Descent 1 with Rebirth installed.
10/10

//HbS


----------



## Geralt of Rivia (Jun 25, 2011)

9/10 Witcher 2: Assassins of Kings


----------



## Prototype (Jun 25, 2011)

Gran Turismo 5 - 7.5/10


----------



## Deaf Ninja Reaper (Jun 25, 2011)

FEAR 3

8/10


----------



## αshɘs (Jun 30, 2011)

Portal 2 - 9/10

Dragged at some points, but overall brilliant game.


----------



## bachaa (Jun 30, 2011)

Tales of Vesperia

9/10


----------



## Unlosing Ranger (Jun 30, 2011)

Z.H.P. Unlosing Ranger vs Darkdeath Evilman 10/10 it's perfect.


----------



## UsoppYusukeLuffy (Jun 30, 2011)

Warriors Orochi 2 7.5/10

would have been highter if not for the annoying slowdown


----------



## Black☆Star (Jun 30, 2011)

Football Manager 2011 - 10/10


----------



## Dr Glove MD (Jun 30, 2011)

Prince of Persia: Sand of Time

Pc Port so it had a few issues with the controls.
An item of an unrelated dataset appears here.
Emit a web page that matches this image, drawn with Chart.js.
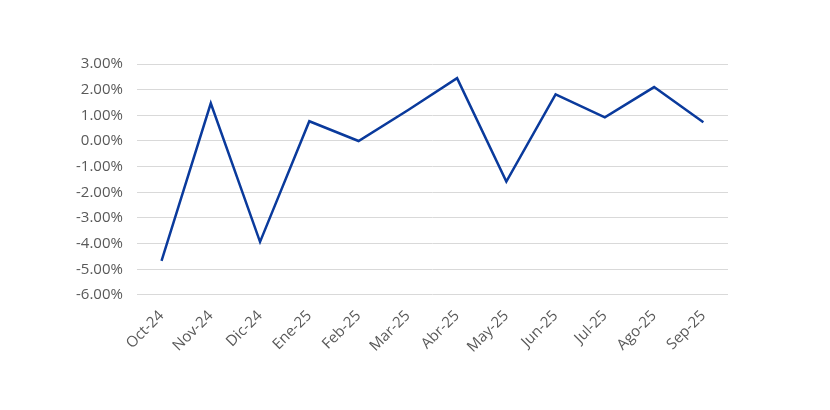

But overall solid game.


----------



## Rios (Jun 30, 2011)

Team Fortress 2
9.5/10


----------



## Jon Snow (Jun 30, 2011)

Mortal Kombat
9/10


----------



## Kei (Jun 30, 2011)

Sonic Unleashed Wii -5/10


----------



## Gnome (Jul 3, 2011)

Dragon Age 2: 8.5/10

I actually enjoyed it more than the first, mostly because being a character with actual dialogue feels more immersive. Also the quicker gameplay made it more console friendly and I played it on 360. I played the first on both the 360 and PC, I feel like I made the right choice with a console for this game (Origins was clearly superior on pc though).


----------



## Rukia (Jul 3, 2011)

Suikoden V:  9/10.


----------



## Corruption (Jul 4, 2011)

Infamous 2: 9/10.


----------



## Daedus (Jul 4, 2011)

Shadows of the Damned:  5/10

The witty banter between Garcia and Johnson throughout their journey into hell is very entertaining, but it really doesn't make up for the fact that the game is so linear it's practically on rails and the combat is stale and repetitive.


----------



## Malvingt2 (Jul 4, 2011)

OoT 3D 10/10


----------



## Agitation (Jul 4, 2011)

ACBrotherhood: 9/10

Then played 

ACII: 8/10 wasn't as good as Brothergood I thought.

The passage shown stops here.